**YOUR GOAL:** Can you print the data exactly and leave out each image?

[BEGIN]

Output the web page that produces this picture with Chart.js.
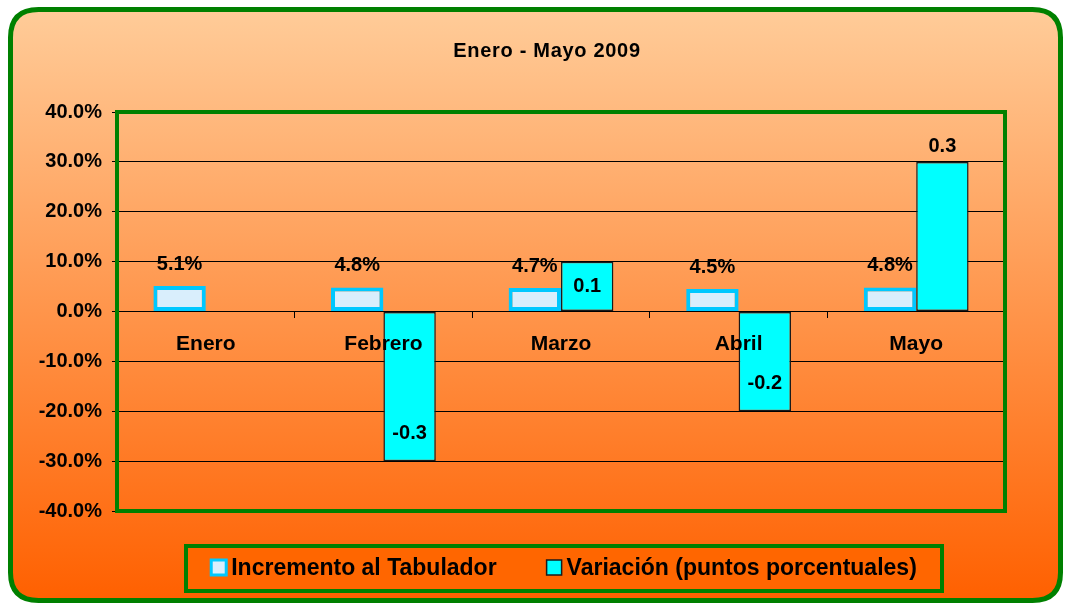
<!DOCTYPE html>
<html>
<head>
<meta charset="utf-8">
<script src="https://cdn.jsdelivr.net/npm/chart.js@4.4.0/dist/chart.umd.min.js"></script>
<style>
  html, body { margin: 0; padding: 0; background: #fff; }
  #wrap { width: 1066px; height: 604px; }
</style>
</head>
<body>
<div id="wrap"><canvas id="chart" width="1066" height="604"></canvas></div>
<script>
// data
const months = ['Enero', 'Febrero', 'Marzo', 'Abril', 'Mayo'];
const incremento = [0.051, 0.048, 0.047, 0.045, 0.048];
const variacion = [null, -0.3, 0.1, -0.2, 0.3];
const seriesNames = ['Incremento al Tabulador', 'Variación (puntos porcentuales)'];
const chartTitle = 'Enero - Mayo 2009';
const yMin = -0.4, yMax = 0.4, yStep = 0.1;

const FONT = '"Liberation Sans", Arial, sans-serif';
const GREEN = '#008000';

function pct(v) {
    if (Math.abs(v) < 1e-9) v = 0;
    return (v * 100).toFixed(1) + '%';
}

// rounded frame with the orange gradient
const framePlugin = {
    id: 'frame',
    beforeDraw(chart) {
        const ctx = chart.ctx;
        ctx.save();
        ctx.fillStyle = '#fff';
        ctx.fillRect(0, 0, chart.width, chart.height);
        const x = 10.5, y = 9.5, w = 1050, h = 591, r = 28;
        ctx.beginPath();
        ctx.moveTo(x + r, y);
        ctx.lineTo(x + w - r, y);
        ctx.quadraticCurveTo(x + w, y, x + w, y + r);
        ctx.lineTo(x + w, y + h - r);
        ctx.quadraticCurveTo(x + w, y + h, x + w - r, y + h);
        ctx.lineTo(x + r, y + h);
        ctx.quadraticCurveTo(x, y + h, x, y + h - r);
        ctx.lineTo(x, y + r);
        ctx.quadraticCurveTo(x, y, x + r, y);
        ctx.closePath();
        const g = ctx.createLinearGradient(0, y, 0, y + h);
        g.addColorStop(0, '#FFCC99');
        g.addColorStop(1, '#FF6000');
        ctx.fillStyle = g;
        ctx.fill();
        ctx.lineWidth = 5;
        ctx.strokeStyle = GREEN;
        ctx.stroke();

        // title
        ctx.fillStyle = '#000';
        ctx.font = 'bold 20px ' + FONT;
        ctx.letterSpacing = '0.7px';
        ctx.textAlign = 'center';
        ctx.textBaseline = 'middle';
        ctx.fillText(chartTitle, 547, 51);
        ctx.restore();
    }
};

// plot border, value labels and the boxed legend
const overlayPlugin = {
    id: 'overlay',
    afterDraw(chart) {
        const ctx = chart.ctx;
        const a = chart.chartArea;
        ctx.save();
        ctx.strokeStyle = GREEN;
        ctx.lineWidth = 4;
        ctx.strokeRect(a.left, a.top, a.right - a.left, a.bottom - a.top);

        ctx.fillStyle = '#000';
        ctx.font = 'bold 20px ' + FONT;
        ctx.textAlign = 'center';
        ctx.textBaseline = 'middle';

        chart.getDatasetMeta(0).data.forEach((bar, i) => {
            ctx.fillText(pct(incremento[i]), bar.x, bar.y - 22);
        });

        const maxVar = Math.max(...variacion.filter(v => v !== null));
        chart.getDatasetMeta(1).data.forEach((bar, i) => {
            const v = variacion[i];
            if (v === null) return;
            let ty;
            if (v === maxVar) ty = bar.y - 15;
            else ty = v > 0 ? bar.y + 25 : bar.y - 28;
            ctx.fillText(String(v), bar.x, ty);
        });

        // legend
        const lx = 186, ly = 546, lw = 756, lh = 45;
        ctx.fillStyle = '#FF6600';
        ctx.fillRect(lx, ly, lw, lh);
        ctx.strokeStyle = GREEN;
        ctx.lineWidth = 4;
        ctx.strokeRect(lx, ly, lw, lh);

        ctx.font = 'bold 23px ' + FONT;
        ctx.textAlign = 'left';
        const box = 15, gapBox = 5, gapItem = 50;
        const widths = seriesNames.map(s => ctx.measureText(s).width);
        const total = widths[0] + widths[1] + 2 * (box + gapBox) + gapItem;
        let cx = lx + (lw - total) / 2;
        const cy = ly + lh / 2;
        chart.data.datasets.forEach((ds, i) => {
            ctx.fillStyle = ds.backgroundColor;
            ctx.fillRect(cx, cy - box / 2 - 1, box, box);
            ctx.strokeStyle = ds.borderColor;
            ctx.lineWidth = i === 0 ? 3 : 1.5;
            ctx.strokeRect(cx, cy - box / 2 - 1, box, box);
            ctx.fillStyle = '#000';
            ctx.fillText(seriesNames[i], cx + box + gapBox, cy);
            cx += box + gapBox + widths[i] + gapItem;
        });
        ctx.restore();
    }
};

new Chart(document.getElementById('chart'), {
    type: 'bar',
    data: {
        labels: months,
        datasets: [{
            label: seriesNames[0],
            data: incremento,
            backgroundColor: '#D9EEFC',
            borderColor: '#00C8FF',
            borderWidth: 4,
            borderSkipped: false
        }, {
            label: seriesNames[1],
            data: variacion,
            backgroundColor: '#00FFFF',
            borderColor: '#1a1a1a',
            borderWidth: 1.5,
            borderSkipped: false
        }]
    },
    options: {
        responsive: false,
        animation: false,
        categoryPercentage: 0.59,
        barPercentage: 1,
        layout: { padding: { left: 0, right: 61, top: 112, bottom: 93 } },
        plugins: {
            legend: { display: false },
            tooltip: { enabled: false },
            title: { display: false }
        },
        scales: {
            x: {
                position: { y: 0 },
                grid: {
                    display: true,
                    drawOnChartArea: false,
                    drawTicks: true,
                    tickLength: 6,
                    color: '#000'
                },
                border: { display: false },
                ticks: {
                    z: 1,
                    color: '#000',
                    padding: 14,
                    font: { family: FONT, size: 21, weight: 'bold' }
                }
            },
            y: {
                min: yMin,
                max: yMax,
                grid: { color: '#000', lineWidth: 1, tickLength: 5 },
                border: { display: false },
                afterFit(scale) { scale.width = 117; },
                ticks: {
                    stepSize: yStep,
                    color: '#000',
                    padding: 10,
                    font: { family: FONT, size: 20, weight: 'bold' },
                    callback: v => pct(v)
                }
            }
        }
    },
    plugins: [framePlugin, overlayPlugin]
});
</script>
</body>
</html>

[END]

**THE ANSWER:**
Output the web page that produces this picture with Chart.js.
<!DOCTYPE html>
<html>
<head>
<meta charset="utf-8">
<script src="https://cdn.jsdelivr.net/npm/chart.js@4.4.0/dist/chart.umd.min.js"></script>
<style>
  html, body { margin: 0; padding: 0; background: #fff; }
  #wrap { width: 1066px; height: 604px; }
</style>
</head>
<body>
<div id="wrap"><canvas id="chart" width="1066" height="604"></canvas></div>
<script>
// data
const months = ['Enero', 'Febrero', 'Marzo', 'Abril', 'Mayo'];
const incremento = [0.051, 0.048, 0.047, 0.045, 0.048];
const variacion = [null, -0.3, 0.1, -0.2, 0.3];
const seriesNames = ['Incremento al Tabulador', 'Variación (puntos porcentuales)'];
const chartTitle = 'Enero - Mayo 2009';
const yMin = -0.4, yMax = 0.4, yStep = 0.1;

const FONT = '"Liberation Sans", Arial, sans-serif';
const GREEN = '#008000';

function pct(v) {
    if (Math.abs(v) < 1e-9) v = 0;
    return (v * 100).toFixed(1) + '%';
}

// rounded frame with the orange gradient
const framePlugin = {
    id: 'frame',
    beforeDraw(chart) {
        const ctx = chart.ctx;
        ctx.save();
        ctx.fillStyle = '#fff';
        ctx.fillRect(0, 0, chart.width, chart.height);
        const x = 10.5, y = 9.5, w = 1050, h = 591, r = 28;
        ctx.beginPath();
        ctx.moveTo(x + r, y);
        ctx.lineTo(x + w - r, y);
        ctx.quadraticCurveTo(x + w, y, x + w, y + r);
        ctx.lineTo(x + w, y + h - r);
        ctx.quadraticCurveTo(x + w, y + h, x + w - r, y + h);
        ctx.lineTo(x + r, y + h);
        ctx.quadraticCurveTo(x, y + h, x, y + h - r);
        ctx.lineTo(x, y + r);
        ctx.quadraticCurveTo(x, y, x + r, y);
        ctx.closePath();
        const g = ctx.createLinearGradient(0, y, 0, y + h);
        g.addColorStop(0, '#FFCC99');
        g.addColorStop(1, '#FF6000');
        ctx.fillStyle = g;
        ctx.fill();
        ctx.lineWidth = 5;
        ctx.strokeStyle = GREEN;
        ctx.stroke();

        // title
        ctx.fillStyle = '#000';
        ctx.font = 'bold 20px ' + FONT;
        ctx.letterSpacing = '0.7px';
        ctx.textAlign = 'center';
        ctx.textBaseline = 'middle';
        ctx.fillText(chartTitle, 547, 51);
        ctx.restore();
    }
};

// plot border, value labels and the boxed legend
const overlayPlugin = {
    id: 'overlay',
    afterDraw(chart) {
        const ctx = chart.ctx;
        const a = chart.chartArea;
        ctx.save();
        ctx.strokeStyle = GREEN;
        ctx.lineWidth = 4;
        ctx.strokeRect(a.left, a.top, a.right - a.left, a.bottom - a.top);

        ctx.fillStyle = '#000';
        ctx.font = 'bold 20px ' + FONT;
        ctx.textAlign = 'center';
        ctx.textBaseline = 'middle';

        chart.getDatasetMeta(0).data.forEach((bar, i) => {
            ctx.fillText(pct(incremento[i]), bar.x, bar.y - 22);
        });

        const maxVar = Math.max(...variacion.filter(v => v !== null));
        chart.getDatasetMeta(1).data.forEach((bar, i) => {
            const v = variacion[i];
            if (v === null) return;
            let ty;
            if (v === maxVar) ty = bar.y - 15;
            else ty = v > 0 ? bar.y + 25 : bar.y - 28;
            ctx.fillText(String(v), bar.x, ty);
        });

        // legend
        const lx = 186, ly = 546, lw = 756, lh = 45;
        ctx.fillStyle = '#FF6600';
        ctx.fillRect(lx, ly, lw, lh);
        ctx.strokeStyle = GREEN;
        ctx.lineWidth = 4;
        ctx.strokeRect(lx, ly, lw, lh);

        ctx.font = 'bold 23px ' + FONT;
        ctx.textAlign = 'left';
        const box = 15, gapBox = 5, gapItem = 50;
        const widths = seriesNames.map(s => ctx.measureText(s).width);
        const total = widths[0] + widths[1] + 2 * (box + gapBox) + gapItem;
        let cx = lx + (lw - total) / 2;
        const cy = ly + lh / 2;
        chart.data.datasets.forEach((ds, i) => {
            ctx.fillStyle = ds.backgroundColor;
            ctx.fillRect(cx, cy - box / 2 - 1, box, box);
            ctx.strokeStyle = ds.borderColor;
            ctx.lineWidth = i === 0 ? 3 : 1.5;
            ctx.strokeRect(cx, cy - box / 2 - 1, box, box);
            ctx.fillStyle = '#000';
            ctx.fillText(seriesNames[i], cx + box + gapBox, cy);
            cx += box + gapBox + widths[i] + gapItem;
        });
        ctx.restore();
    }
};

new Chart(document.getElementById('chart'), {
    type: 'bar',
    data: {
        labels: months,
        datasets: [{
            label: seriesNames[0],
            data: incremento,
            backgroundColor: '#D9EEFC',
            borderColor: '#00C8FF',
            borderWidth: 4,
            borderSkipped: false
        }, {
            label: seriesNames[1],
            data: variacion,
            backgroundColor: '#00FFFF',
            borderColor: '#1a1a1a',
            borderWidth: 1.5,
            borderSkipped: false
        }]
    },
    options: {
        responsive: false,
        animation: false,
        categoryPercentage: 0.59,
        barPercentage: 1,
        layout: { padding: { left: 0, right: 61, top: 112, bottom: 93 } },
        plugins: {
            legend: { display: false },
            tooltip: { enabled: false },
            title: { display: false }
        },
        scales: {
            x: {
                position: { y: 0 },
                grid: {
                    display: true,
                    drawOnChartArea: false,
                    drawTicks: true,
                    tickLength: 6,
                    color: '#000'
                },
                border: { display: false },
                ticks: {
                    z: 1,
                    color: '#000',
                    padding: 14,
                    font: { family: FONT, size: 21, weight: 'bold' }
                }
            },
            y: {
                min: yMin,
                max: yMax,
                grid: { color: '#000', lineWidth: 1, tickLength: 5 },
                border: { display: false },
                afterFit(scale) { scale.width = 117; },
                ticks: {
                    stepSize: yStep,
                    color: '#000',
                    padding: 10,
                    font: { family: FONT, size: 20, weight: 'bold' },
                    callback: v => pct(v)
                }
            }
        }
    },
    plugins: [framePlugin, overlayPlugin]
});
</script>
</body>
</html>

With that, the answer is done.